Your objective » Set down each line of the data below exactly as it stands, dropping the pictures.

[START OF Provided material]

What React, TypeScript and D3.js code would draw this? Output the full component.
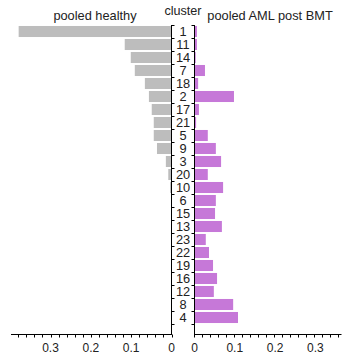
import React from "react";
import * as d3 from "d3";

const clusters = ["1","11","14","7","18","2","17","21","5","9","3","20","10","6","15","13","23","22","19","16","12","8","4"];
const healthy = [0.379,0.116,0.101,0.091,0.066,0.056,0.049,0.044,0.044,0.036,0.014,0.008,0.0035,0,0,0,0,0,0,0,0,0,0];
const aml = [0.006,0.006,0.003,0.026,0.009,0.098,0.011,0.004,0.033,0.053,0.066,0.033,0.071,0.053,0.051,0.068,0.028,0.036,0.046,0.056,0.048,0.096,0.108];
const majorTicks = [0, 0.1, 0.2, 0.3];
const tickFmt = (v: number) => (v === 0 ? "0" : d3.format(".1f")(v));

const W = 346, H = 354;
const FONT = "'Liberation Sans', Arial, sans-serif";

export default function App() {
  const xL = d3.scaleLinear().domain([0, 0.398]).range([171.5, 11]);
  const xR = d3.scaleLinear().domain([0, 0.365]).range([194.5, 341.5]);
  const y = d3.scaleBand<string>().domain(clusters).range([25, 324]).paddingInner(0.15).paddingOuter(0.075);
  const axisY = 334.5;
  const minorL = d3.range(0, 0.398, 0.02);
  const minorR = d3.range(0, 0.365, 0.02);
  const bounds = d3.range(0, clusters.length + 1).map((i) => 25 + i * y.step());

  return (
    <svg width={W} height={H} style={{ position: "absolute", left: 0, top: 0, background: "#fff" }} fontFamily={FONT}>
      {/* titles */}
      <text x={95} y={20} fontSize={12.8} textAnchor="middle" fill="#222">pooled healthy</text>
      <text x={183} y={15} fontSize={12.6} textAnchor="middle" fill="#222">cluster</text>
      <text x={270} y={19.5} fontSize={12.8} textAnchor="middle" fill="#222">pooled AML post BMT</text>

      {/* bars */}
      {clusters.map((c, i) => (
        <g key={c}>
          {healthy[i] > 0 && (
            <rect x={xL(healthy[i])} y={y(c)} width={xL(0) - xL(healthy[i])} height={y.bandwidth()} fill="#bdbdbd" />
          )}
          {aml[i] > 0 && (
            <rect x={xR(0)} y={y(c)} width={xR(aml[i]) - xR(0)} height={y.bandwidth()} fill="#c678d8" />
          )}
          <text x={183} y={(y(c) as number) + y.bandwidth() / 2} dy="0.36em" fontSize={12.8} textAnchor="middle" fill="#222">{c}</text>
        </g>
      ))}

      {/* vertical axes */}
      <line x1={171.5} x2={171.5} y1={25} y2={axisY + 0.5} stroke="#000" strokeWidth={1} />
      <line x1={194.5} x2={194.5} y1={25} y2={axisY + 0.5} stroke="#000" strokeWidth={1} />
      {bounds.map((b, i) => (
        <g key={"b" + i}>
          <line x1={171.5} x2={174.5} y1={Math.round(b) + 0.5} y2={Math.round(b) + 0.5} stroke="#000" strokeWidth={1} />
          <line x1={191.5} x2={194.5} y1={Math.round(b) + 0.5} y2={Math.round(b) + 0.5} stroke="#000" strokeWidth={1} />
        </g>
      ))}

      {/* bottom axes */}
      <line x1={11} x2={171.5} y1={axisY} y2={axisY} stroke="#000" strokeWidth={1} />
      <line x1={194.5} x2={341.5} y1={axisY} y2={axisY} stroke="#000" strokeWidth={1} />
      {minorL.map((v, i) => (
        <line key={"ml" + i} x1={Math.round(xL(v)) + 0.5} x2={Math.round(xL(v)) + 0.5} y1={axisY} y2={axisY + 3} stroke="#000" strokeWidth={1} />
      ))}
      {minorR.map((v, i) => (
        <line key={"mr" + i} x1={Math.round(xR(v)) - 0.5} x2={Math.round(xR(v)) - 0.5} y1={axisY} y2={axisY + 3} stroke="#000" strokeWidth={1} />
      ))}
      {majorTicks.map((v) => (
        <text key={"tl" + v} x={xL(v)} y={352} fontSize={12} textAnchor="middle" fill="#222">{tickFmt(v)}</text>
      ))}
      {majorTicks.map((v) => (
        <text key={"tr" + v} x={xR(v)} y={352} fontSize={12} textAnchor="middle" fill="#222">{tickFmt(v)}</text>
      ))}
    </svg>
  );
}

[END OF Provided material]

Exercise response »
What React, TypeScript and D3.js code would draw this? Output the full component.
import React from "react";
import * as d3 from "d3";

const clusters = ["1","11","14","7","18","2","17","21","5","9","3","20","10","6","15","13","23","22","19","16","12","8","4"];
const healthy = [0.379,0.116,0.101,0.091,0.066,0.056,0.049,0.044,0.044,0.036,0.014,0.008,0.0035,0,0,0,0,0,0,0,0,0,0];
const aml = [0.006,0.006,0.003,0.026,0.009,0.098,0.011,0.004,0.033,0.053,0.066,0.033,0.071,0.053,0.051,0.068,0.028,0.036,0.046,0.056,0.048,0.096,0.108];
const majorTicks = [0, 0.1, 0.2, 0.3];
const tickFmt = (v: number) => (v === 0 ? "0" : d3.format(".1f")(v));

const W = 346, H = 354;
const FONT = "'Liberation Sans', Arial, sans-serif";

export default function App() {
  const xL = d3.scaleLinear().domain([0, 0.398]).range([171.5, 11]);
  const xR = d3.scaleLinear().domain([0, 0.365]).range([194.5, 341.5]);
  const y = d3.scaleBand<string>().domain(clusters).range([25, 324]).paddingInner(0.15).paddingOuter(0.075);
  const axisY = 334.5;
  const minorL = d3.range(0, 0.398, 0.02);
  const minorR = d3.range(0, 0.365, 0.02);
  const bounds = d3.range(0, clusters.length + 1).map((i) => 25 + i * y.step());

  return (
    <svg width={W} height={H} style={{ position: "absolute", left: 0, top: 0, background: "#fff" }} fontFamily={FONT}>
      {/* titles */}
      <text x={95} y={20} fontSize={12.8} textAnchor="middle" fill="#222">pooled healthy</text>
      <text x={183} y={15} fontSize={12.6} textAnchor="middle" fill="#222">cluster</text>
      <text x={270} y={19.5} fontSize={12.8} textAnchor="middle" fill="#222">pooled AML post BMT</text>

      {/* bars */}
      {clusters.map((c, i) => (
        <g key={c}>
          {healthy[i] > 0 && (
            <rect x={xL(healthy[i])} y={y(c)} width={xL(0) - xL(healthy[i])} height={y.bandwidth()} fill="#bdbdbd" />
          )}
          {aml[i] > 0 && (
            <rect x={xR(0)} y={y(c)} width={xR(aml[i]) - xR(0)} height={y.bandwidth()} fill="#c678d8" />
          )}
          <text x={183} y={(y(c) as number) + y.bandwidth() / 2} dy="0.36em" fontSize={12.8} textAnchor="middle" fill="#222">{c}</text>
        </g>
      ))}

      {/* vertical axes */}
      <line x1={171.5} x2={171.5} y1={25} y2={axisY + 0.5} stroke="#000" strokeWidth={1} />
      <line x1={194.5} x2={194.5} y1={25} y2={axisY + 0.5} stroke="#000" strokeWidth={1} />
      {bounds.map((b, i) => (
        <g key={"b" + i}>
          <line x1={171.5} x2={174.5} y1={Math.round(b) + 0.5} y2={Math.round(b) + 0.5} stroke="#000" strokeWidth={1} />
          <line x1={191.5} x2={194.5} y1={Math.round(b) + 0.5} y2={Math.round(b) + 0.5} stroke="#000" strokeWidth={1} />
        </g>
      ))}

      {/* bottom axes */}
      <line x1={11} x2={171.5} y1={axisY} y2={axisY} stroke="#000" strokeWidth={1} />
      <line x1={194.5} x2={341.5} y1={axisY} y2={axisY} stroke="#000" strokeWidth={1} />
      {minorL.map((v, i) => (
        <line key={"ml" + i} x1={Math.round(xL(v)) + 0.5} x2={Math.round(xL(v)) + 0.5} y1={axisY} y2={axisY + 3} stroke="#000" strokeWidth={1} />
      ))}
      {minorR.map((v, i) => (
        <line key={"mr" + i} x1={Math.round(xR(v)) - 0.5} x2={Math.round(xR(v)) - 0.5} y1={axisY} y2={axisY + 3} stroke="#000" strokeWidth={1} />
      ))}
      {majorTicks.map((v) => (
        <text key={"tl" + v} x={xL(v)} y={352} fontSize={12} textAnchor="middle" fill="#222">{tickFmt(v)}</text>
      ))}
      {majorTicks.map((v) => (
        <text key={"tr" + v} x={xR(v)} y={352} fontSize={12} textAnchor="middle" fill="#222">{tickFmt(v)}</text>
      ))}
    </svg>
  );
}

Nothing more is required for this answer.